**Task prompt**
Begin with the line containing "Write the Apache ECharts code for this chart." and end with the line containing "21, 24, 28];". Give those lines again exactly, leaving out the images.

◆ ◆ ◆

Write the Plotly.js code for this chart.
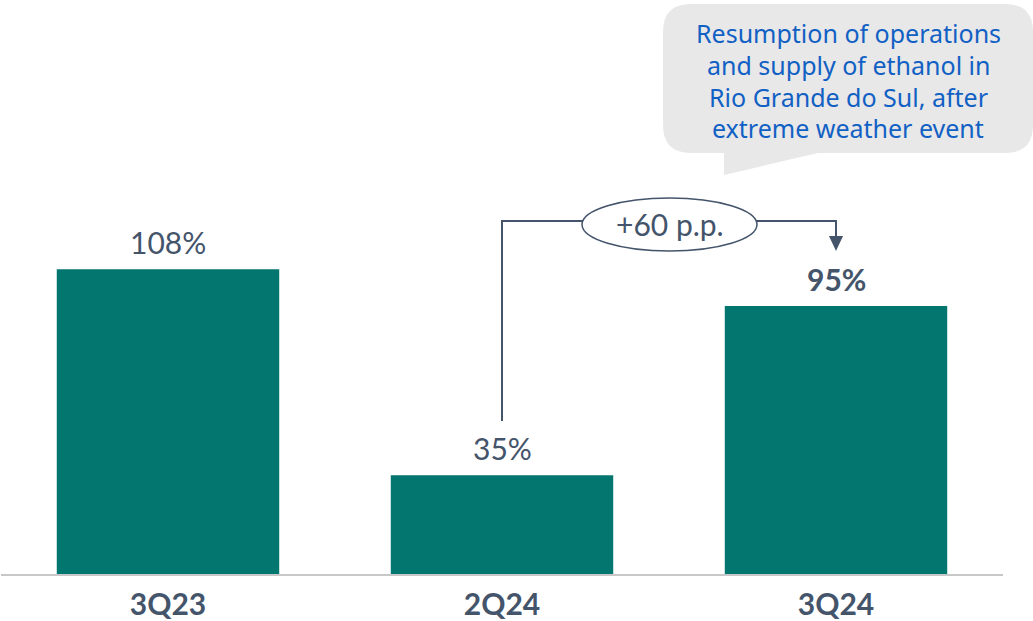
<!DOCTYPE html>
<html>
<head>
<meta charset="utf-8">
<script src="https://cdn.plot.ly/plotly-3.0.1.min.js"></script>
<style>html,body{margin:0;padding:0;background:#fff;}#chart{width:1033px;height:621px;}</style>
</head>
<body>
<div id="chart"></div>
<script>
const categories = ["3Q23", "2Q24", "3Q24"];
const values = [108, 35, 95];
const valueLabels = ["108%", "35%", "95%"];
const boldLabel = [false, false, true];
const deltaLabel = "+60 p.p.";
const calloutLines = ["Resumption of operations", "and supply of ethanol in", "Rio Grande do Sul, after", "extreme weather event"];

const W = 1033, H = 621;
const M = {l: 1, r: 30, t: 0, b: 47};
const PW = W - M.l - M.r, PH = H - M.t - M.b;
const px = x => (x - M.l) / PW;
const py = y => (H - M.b - y) / PH;

const TEXT = '#44546A';
const BAR = '#02766F';

const trace = {
  type: 'bar',
  x: categories,
  y: values,
  marker: {color: BAR, line: {width: 0}},
  width: 0.666,
  hoverinfo: 'none'
};

const annotations = values.map((v, i) => ({
  x: categories[i], y: v, xref: 'x', yref: 'y',
  text: boldLabel[i] ? '<b>' + valueLabels[i] + '</b>' : valueLabels[i],
  showarrow: false, yanchor: 'middle', yshift: 27,
  font: {family: 'Lato', size: 30, color: TEXT}
}));

annotations.push({
  x: px(669.5), y: py(224), xref: 'paper', yref: 'paper',
  text: deltaLabel, showarrow: false, xanchor: 'center', yanchor: 'middle',
  font: {family: 'Lato', size: 30, color: TEXT}
});

const lineY = [33, 65, 97, 128];
calloutLines.forEach((t, i) => annotations.push({
  x: px(848), y: py(lineY[i]), xref: 'paper', yref: 'paper',
  text: t, showarrow: false, xanchor: 'center', yanchor: 'middle',
  font: {family: 'Noto Sans', size: 25, color: '#1160C4'}
}));

function bubblePath() {
  const x0 = 663, x1 = 1033, y0 = 4, y1 = 153, r = 28;
  const P = (x, y) => px(x) + ',' + py(y);
  return 'M' + P(x0 + r, y0) +
    ' L' + P(x1 - r, y0) + ' Q' + P(x1, y0) + ' ' + P(x1, y0 + r) +
    ' L' + P(x1, y1 - r) + ' Q' + P(x1, y1) + ' ' + P(x1 - r, y1) +
    ' L' + P(818, y1) + ' L' + P(724, 175) + ' L' + P(724, y1) +
    ' L' + P(x0 + r, y1) + ' Q' + P(x0, y1) + ' ' + P(x0, y1 - r) +
    ' L' + P(x0, y0 + r) + ' Q' + P(x0, y0) + ' ' + P(x0 + r, y0) + ' Z';
}
function arrowHead() {
  const P = (x, y) => px(x) + ',' + py(y);
  return 'M' + P(829, 236) + ' L' + P(843, 236) + ' L' + P(836, 251) + ' Z';
}

const lineStyle = {color: TEXT, width: 2};
const shapes = [
  {type: 'path', xref: 'paper', yref: 'paper', path: bubblePath(), fillcolor: '#E8E8E8', line: {width: 0}, layer: 'below'},
  {type: 'line', xref: 'x', yref: 'paper', x0: 1, x1: 1, y0: py(421), y1: py(221), line: lineStyle},
  {type: 'line', xref: 'paper', yref: 'paper', x0: px(501), x1: px(583), y0: py(221), y1: py(221), line: lineStyle},
  {type: 'line', xref: 'paper', yref: 'paper', x0: px(756), x1: px(837), y0: py(221), y1: py(221), line: lineStyle},
  {type: 'line', xref: 'x', yref: 'paper', x0: 2, x1: 2, y0: py(220), y1: py(238), line: lineStyle},
  {type: 'path', xref: 'paper', yref: 'paper', path: arrowHead(), fillcolor: TEXT, line: {width: 0}},
  {type: 'circle', xref: 'paper', yref: 'paper', x0: px(582), x1: px(757), y0: py(251), y1: py(198), fillcolor: '#FFFFFF', line: {color: TEXT, width: 1.5}}
];

const layout = {
  width: W, height: H,
  margin: M,
  paper_bgcolor: '#FFFFFF', plot_bgcolor: '#FFFFFF',
  showlegend: false,
  bargap: 0.334,
  xaxis: {
    type: 'category', range: [-0.5, 2.5], fixedrange: true,
    showline: true, linecolor: '#C8C8C8', linewidth: 2,
    showgrid: false, zeroline: false, ticks: '',
    tickfont: {family: 'Lato', size: 30, color: TEXT, weight: 'bold'},
    ticklabelstandoff: 3
  },
  yaxis: {range: [0, 203.5], visible: false, showgrid: false, zeroline: false, fixedrange: true},
  annotations: annotations,
  shapes: shapes
};

Plotly.newPlot('chart', [trace], layout, {displayModeBar: false, staticPlot: true});
</script>
</body>
</html>
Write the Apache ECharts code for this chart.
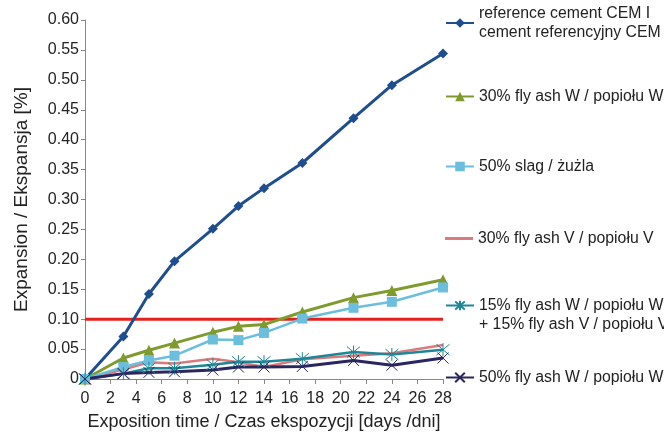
<!DOCTYPE html>
<html>
<head>
<meta charset="utf-8">
<script src="https://cdn.jsdelivr.net/npm/echarts@6/dist/echarts.min.js"></script>
<style>
  html, body { margin: 0; padding: 0; background: #ffffff; }
  #chart { width: 664px; height: 436px; }
</style>
</head>
<body>
<div id="chart"></div>
<script>
// Exposure time in days
const days = [0, 3, 5, 7, 10, 12, 14, 17, 21, 24, 28];

// Expansion [%] for each mix
const refCement   = [0, 0.071, 0.142, 0.197, 0.251, 0.289, 0.319, 0.361, 0.436, 0.491, 0.544];
const flyAshW30   = [0, 0.035, 0.048, 0.060, 0.078, 0.088, 0.091, 0.112, 0.136, 0.148, 0.166];
const slag50      = [0, 0.020, 0.031, 0.039, 0.066, 0.065, 0.077, 0.101, 0.119, 0.129, 0.153];
const flyAshV30   = [0, 0.016, 0.028, 0.026, 0.034, 0.028, 0.020, 0.033, 0.039, 0.043, 0.057];
const mixWV15     = [0, 0.009, 0.018, 0.018, 0.024, 0.029, 0.029, 0.034, 0.045, 0.041, 0.049];
const flyAshW50   = [0, 0.009, 0.011, 0.012, 0.015, 0.020, 0.020, 0.021, 0.031, 0.023, 0.035];

// Expansion limit
const limitValue = 0.10;

const names = {
  ref:  'reference cement CEM I\ncement referencyjny CEM I',
  w30:  '30% fly ash W / popiołu W',
  slag: '50% slag / żużla',
  v30:  '30% fly ash V / popiołu V',
  wv:   '15% fly ash W / popiołu W\n+ 15% fly ash V / popiołu V',
  w50:  '50% fly ash W / popiołu W'
};

const pairs = vals => days.map((d, i) => [d, vals[i]]);

const FONT = 'Liberation Sans, Arial, sans-serif';
const TEXT = '#222';
const asteriskPath = 'path://M0,0L10,10M10,0L0,10M5,-1L5,11';
const crossPath = 'path://M0,0L10,10M10,0L0,10';

const chart = echarts.init(document.getElementById('chart'), null, { renderer: 'canvas' });

const legendText = { fontFamily: FONT, fontSize: 15.8, color: TEXT, lineHeight: 19 };

function legendAt(name, top, extra) {
  return Object.assign({
    data: [name],
    orient: 'vertical',
    left: 445,
    top: top,
    itemWidth: 28,
    itemHeight: 12,
    padding: 0,
    selectedMode: false,
    textStyle: legendText
  }, extra || {});
}

const option = {
  backgroundColor: '#ffffff',
  animation: false,
  grid: { left: 85, right: 221, top: 20, bottom: 53 },
  legend: [
    legendAt(names.ref, 4),
    legendAt(names.w30, 87),
    legendAt(names.slag, 157),
    legendAt(names.v30, 229, { icon: 'rect', itemHeight: 3 }),
    // first text line sits level with the marker, the second hangs below it
    legendAt(names.wv, 277, { formatter: n => ' \n' + n }),
    legendAt(names.w50, 368)
  ],
  xAxis: {
    type: 'value',
    min: 0,
    max: 28,
    interval: 2,
    name: 'Exposition time / Czas ekspozycji [days /dni]',
    nameLocation: 'middle',
    nameGap: 34,
    nameTextStyle: { fontFamily: FONT, fontSize: 18, color: TEXT },
    axisLine: { lineStyle: { color: '#8c8580', width: 1 } },
    axisTick: { show: true, length: 5, lineStyle: { color: '#8c8580' } },
    axisLabel: { fontFamily: FONT, fontSize: 16, color: TEXT, margin: 12 },
    splitLine: { show: false }
  },
  yAxis: {
    type: 'value',
    min: 0,
    max: 0.6,
    interval: 0.05,
    name: 'Expansion / Ekspansja [%]',
    nameLocation: 'middle',
    nameGap: 54,
    nameTextStyle: { fontFamily: FONT, fontSize: 19, color: TEXT },
    axisLine: { show: true, lineStyle: { color: '#8c8580', width: 1 } },
    axisTick: { show: true, length: 4, lineStyle: { color: '#8c8580' } },
    axisLabel: {
      fontFamily: FONT, fontSize: 16, color: TEXT, margin: 6,
      formatter: v => (v === 0 ? '0' : v.toFixed(2))
    },
    splitLine: { show: false }
  },
  series: [
    {
      name: 'limit',
      type: 'line',
      data: [[0, limitValue], [28, limitValue]],
      symbol: 'none',
      lineStyle: { color: '#e3201b', width: 3 },
      z: 1,
      silent: true
    },
    {
      name: names.ref,
      type: 'line',
      data: pairs(refCement),
      symbol: 'diamond',
      symbolSize: 10,
      color: '#1f4e8f',
      lineStyle: { width: 3 },
      z: 3
    },
    {
      name: names.w30,
      type: 'line',
      data: pairs(flyAshW30),
      symbol: 'triangle',
      symbolSize: 11,
      color: '#7f9a2d',
      lineStyle: { width: 3 },
      z: 3
    },
    {
      name: names.slag,
      type: 'line',
      data: pairs(slag50),
      symbol: 'rect',
      symbolSize: 10,
      color: '#6cbfdc',
      lineStyle: { width: 2.5 },
      z: 3
    },
    {
      name: names.v30,
      type: 'line',
      data: pairs(flyAshV30),
      symbol: 'none',
      color: '#d97a7c',
      lineStyle: { width: 2.5 },
      z: 2
    },
    {
      name: names.wv,
      type: 'line',
      data: pairs(mixWV15),
      symbol: asteriskPath,
      symbolSize: 13,
      color: '#1d8797',
      itemStyle: { borderColor: '#1d8797', borderWidth: 1 },
      lineStyle: { width: 2.5 },
      z: 3
    },
    {
      name: names.w50,
      type: 'line',
      data: pairs(flyAshW50),
      symbol: crossPath,
      symbolSize: 11,
      color: '#2a2660',
      itemStyle: { borderColor: '#2a2660', borderWidth: 1 },
      lineStyle: { width: 3 },
      z: 3
    }
  ]
};

chart.setOption(option);
</script>
</body>
</html>
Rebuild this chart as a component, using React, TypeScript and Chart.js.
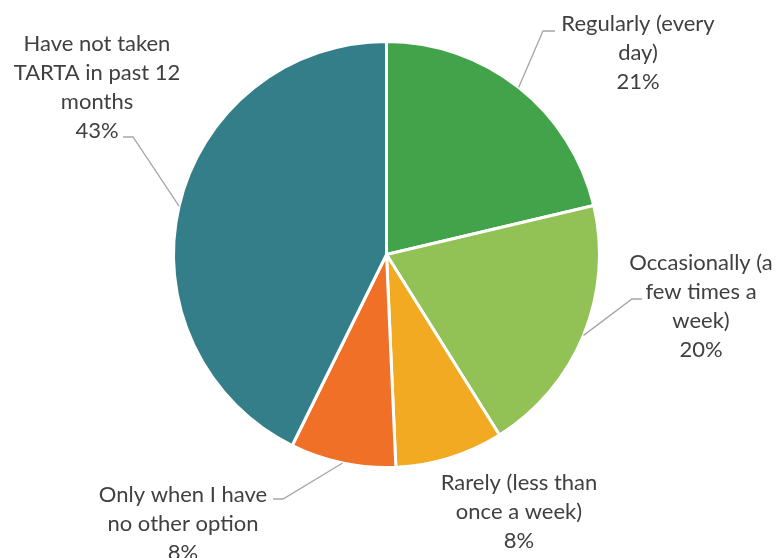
import React, { useEffect, useRef } from "react";
import { Chart, registerables } from "chart.js";

Chart.register(...registerables);

const categories: string[][] = [
  ["Regularly (every", "day)"],
  ["Occasionally (a", "few times a", "week)"],
  ["Rarely (less than", "once a week)"],
  ["Only when I have", "no other option"],
  ["Have not taken", "TARTA in past 12", "months"],
];
const values: number[] = [21.3, 19.8, 8.2, 8.0, 42.7];
const colors: string[] = ["#43A34A", "#92C156", "#F2AA22", "#F07028", "#347E8A"];

// label block layout: text centre x, first-line centre y, optional leader elbow and end
const labelLayout = [
  { cx: 638, y0: 24, elbow: [543, 31], end: [555, 31] },
  { cx: 701, y0: 263, elbow: [632, 299], end: [642, 299] },
  { cx: 519, y0: 483, elbow: null, end: null },
  { cx: 183, y0: 495, elbow: [283, 499], end: [273, 499] },
  { cx: 97, y0: 44, elbow: [133, 137], end: [123, 137] },
];

const FONT = "Lato, 'Open Sans', sans-serif";
const LINE_H = 29;

const labelPlugin = {
  id: "outerLabels",
  afterDraw(chart: any) {
    const ctx = chart.ctx;
    const meta = chart.getDatasetMeta(0);
    const data = chart.data.datasets[0].data as number[];
    const total = data.reduce((a, b) => a + b, 0);
    ctx.save();
    meta.data.forEach((arc: any, i: number) => {
      const L = labelLayout[i];
      if (L.elbow && L.end) {
        const mid = (arc.startAngle + arc.endAngle) / 2;
        const sx = arc.x + Math.cos(mid) * arc.outerRadius;
        const sy = arc.y + Math.sin(mid) * arc.outerRadius;
        ctx.strokeStyle = "#A6A6A6";
        ctx.lineWidth = 1.3;
        ctx.beginPath();
        ctx.moveTo(sx, sy);
        ctx.lineTo(L.elbow[0], L.elbow[1]);
        ctx.lineTo(L.end[0], L.end[1]);
        ctx.stroke();
      }
      const lines = [...categories[i], Math.round((data[i] / total) * 100) + "%"];
      ctx.fillStyle = "#404040";
      ctx.font = `22px ${FONT}`;
      ctx.textAlign = "center";
      ctx.textBaseline = "middle";
      lines.forEach((t, k) => ctx.fillText(t, L.cx, L.y0 + k * LINE_H));
    });
    ctx.restore();
  },
};

export default function App() {
  const ref = useRef<HTMLCanvasElement>(null);
  useEffect(() => {
    document.body.style.margin = "0";
    const chart = new Chart(ref.current!, {
      type: "pie",
      data: {
        labels: categories.map((c) => c.join(" ")),
        datasets: [
          {
            data: values,
            backgroundColor: colors,
            borderColor: "#FFFFFF",
            borderWidth: 3,
          },
        ],
      },
      options: {
        responsive: false,
        animation: false,
        layout: { padding: { left: 172, right: 177, top: 40, bottom: 89 } },
        plugins: { legend: { display: false }, tooltip: { enabled: false } },
      },
      plugins: [labelPlugin],
    });
    return () => chart.destroy();
  }, []);
  return (
    <div style={{ width: 778, height: 558, background: "#fff" }}>
      <canvas ref={ref} width={778} height={558} style={{ display: "block" }} />
    </div>
  );
}
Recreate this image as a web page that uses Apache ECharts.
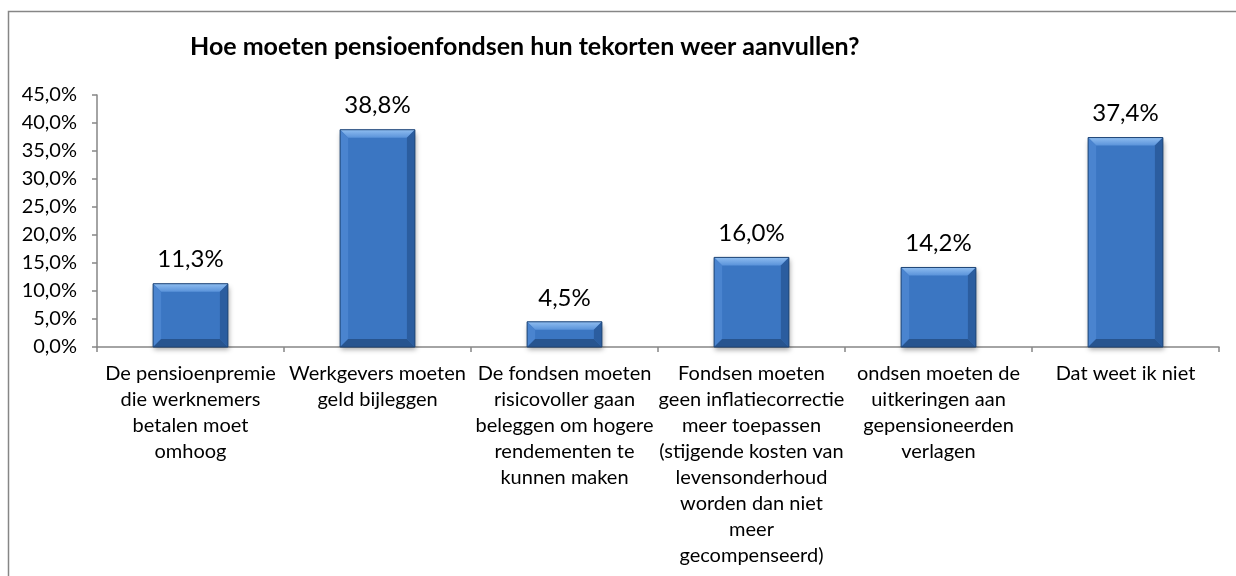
<!DOCTYPE html>
<html>
<head>
<meta charset="utf-8">
<script src="https://cdn.jsdelivr.net/npm/echarts@6/dist/echarts.min.js"></script>
<style>
  html, body { margin: 0; padding: 0; background: #fff; }
  #main { width: 1236px; height: 576px; }
</style>
</head>
<body>
<div id="main"></div>
<script>
// data
const categories = [
  'De pensioenpremie\ndie werknemers\nbetalen moet\nomhoog',
  'Werkgevers moeten\ngeld bijleggen',
  'De fondsen moeten\nrisicovoller gaan\nbeleggen om hogere\nrendementen te\nkunnen maken',
  'Fondsen moeten\ngeen inflatiecorrectie\nmeer toepassen\n(stijgende kosten van\nlevensonderhoud\nworden dan niet\nmeer\ngecompenseerd)',
  'ondsen moeten de\nuitkeringen aan\ngepensioneerden\nverlagen',
  'Dat weet ik niet'
];
const values = [11.3, 38.8, 4.5, 16.0, 14.2, 37.4];
const titleText = 'Hoe moeten pensioenfondsen hun tekorten weer aanvullen?';

const fmt = v => v.toFixed(1).replace('.', ',') + '%';
const font = 'Lato, "Noto Sans", sans-serif';

let chart = echarts.init(document.getElementById('main'));

// bevel overlay on every bar, placed with the axis scales
function renderBevel(params, api) {
  const idx = api.value(0);
  const top = api.coord([idx, api.value(1)]);
  const base = api.coord([idx, 0]);
  const w = api.size([1, 0])[0] * 0.4;
  const x0 = top[0] - w / 2, x1 = top[0] + w / 2;
  const y0 = top[1], y1 = base[1];
  const b = Math.min(8, (y1 - y0) / 2);
  return {
    type: 'group',
    children: [
      { type: 'polygon', shape: { points: [[x0, y0], [x1, y0], [x1 - b, y0 + b], [x0 + b, y0 + b]] },
        style: { fill: new echarts.graphic.LinearGradient(0, 0, 0, 1, [
          { offset: 0, color: '#8fbdf0' }, { offset: 1, color: '#5a93da' }]) } },
      { type: 'polygon', shape: { points: [[x0, y0], [x0 + b, y0 + b], [x0 + b, y1 - b], [x0, y1]] },
        style: { fill: '#4a84cf' } },
      { type: 'polygon', shape: { points: [[x1, y0], [x1 - b, y0 + b], [x1 - b, y1 - b], [x1, y1]] },
        style: { fill: '#2b5d9f' } },
      { type: 'polygon', shape: { points: [[x0, y1], [x0 + b, y1 - b], [x1 - b, y1 - b], [x1, y1]] },
        style: { fill: '#27548f' } },
      { type: 'rect', shape: { x: x0, y: y0, width: w, height: y1 - y0 },
        style: { fill: 'none', stroke: '#1f4576', lineWidth: 1 } }
    ]
  };
}

let option = {
  animation: false,
  backgroundColor: '#fff',
  textStyle: { fontFamily: font },
  graphic: [
    { type: 'rect', shape: { x: 8.5, y: 11.5, width: 1240, height: 600 },
      style: { fill: 'none', stroke: '#868686', lineWidth: 1.5 }, silent: true },
    { type: 'text', left: 190, top: 34,
      style: { text: titleText, fontFamily: font, fontWeight: 'bold', fontSize: 25, fill: '#000' } }
  ],
  grid: { left: 97, right: 17, top: 95, bottom: 229 },
  xAxis: {
    type: 'category',
    data: categories,
    axisLine: { lineStyle: { color: '#868686', width: 1.5 } },
    axisTick: { show: true, length: 5, lineStyle: { color: '#868686', width: 1.5 } },
    axisLabel: { interval: 0, margin: 14, fontSize: 20, lineHeight: 26, color: '#000', fontFamily: font, align: 'center' }
  },
  yAxis: {
    type: 'value',
    min: 0, max: 45, interval: 5,
    splitLine: { show: false },
    axisLine: { show: true, lineStyle: { color: '#868686', width: 1.5 } },
    axisTick: { show: true, length: 5, lineStyle: { color: '#868686', width: 1.5 } },
    axisLabel: { formatter: fmt, fontSize: 20, color: '#000', margin: 20, fontFamily: font }
  },
  series: [
    {
      type: 'bar',
      data: values,
      barWidth: '40%',
      itemStyle: {
        color: '#3b76c2',
        shadowColor: 'rgba(0,0,0,0.35)', shadowBlur: 5, shadowOffsetY: 3, shadowOffsetX: 1
      },
      label: {
        show: true, position: 'top', distance: 12,
        formatter: p => fmt(p.value), fontSize: 24, color: '#000', fontFamily: font
      }
    },
    {
      type: 'custom',
      renderItem: renderBevel,
      data: values.map((v, i) => [i, v]),
      encode: { x: 0, y: 1 },
      silent: true,
      z: 3
    }
  ]
};
chart.setOption(option);
</script>
</body>
</html>
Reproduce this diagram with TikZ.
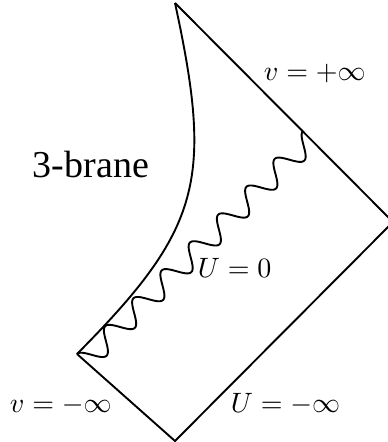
\documentclass[tikz,border=0pt]{standalone}
\usepackage[no-math]{fontspec}
\setmainfont{Liberation Serif}
\usepackage{graphicx}
\newcommand{\bigmath}[1]{\scalebox{2.8}{$#1$}}
\begin{document}
\begin{tikzpicture}[x=1pt,y=-1pt,line width=1.9pt,line join=miter,
  mathlabel/.style={anchor=base west,inner sep=0pt},
  textlabel/.style={anchor=base west,inner sep=0pt,font=\fontsize{38}{44}\selectfont}]
\useasboundingbox (0,0) rectangle (388,442);
\coordinate (T) at (175,3);
\coordinate (R) at (393,222);
\coordinate (B) at (175,441);
\coordinate (L) at (77,354);
\coordinate (E) at (303,131);
% null boundaries
\draw (T) -- (R) -- (B) -- (L);
% brane
\draw (T) .. controls (213.4,180.6) and (201.3,228.7) .. (L);
% horizon U=0 (wavy), from L to E: 8 periods
\begin{scope}[shift={(L)},rotate=44.62]
\draw plot[domain=0:317.5,samples=400,smooth] (\x,{11*(1-cos(\x*9.0709))});
\end{scope}
% labels
\node[textlabel] (brane) at (32,177) {3-brane};
\node[mathlabel] (vp) at (263,80) {\bigmath{v=+\infty}};
\node[mathlabel] (u0) at (197,277) {\bigmath{U=0}};
\node[mathlabel] (vm) at (9,412) {\bigmath{v=-\infty}};
\node[mathlabel] (um) at (230,412) {\bigmath{U=-\infty}};
\end{tikzpicture}
\end{document}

◆ ◆ ◆

**Task output**
Write the Apache ECharts code for this chart.
<!DOCTYPE html>
<html>
<head>
<meta charset="utf-8">
<script src="https://cdn.jsdelivr.net/npm/echarts@6/dist/echarts.min.js"></script>
<style>
  html, body { margin: 0; padding: 0; background: #ffffff; }
  #chart { width: 664px; height: 436px; }
</style>
</head>
<body>
<div id="chart"></div>
<script>
// Exposure time in days
const days = [0, 3, 5, 7, 10, 12, 14, 17, 21, 24, 28];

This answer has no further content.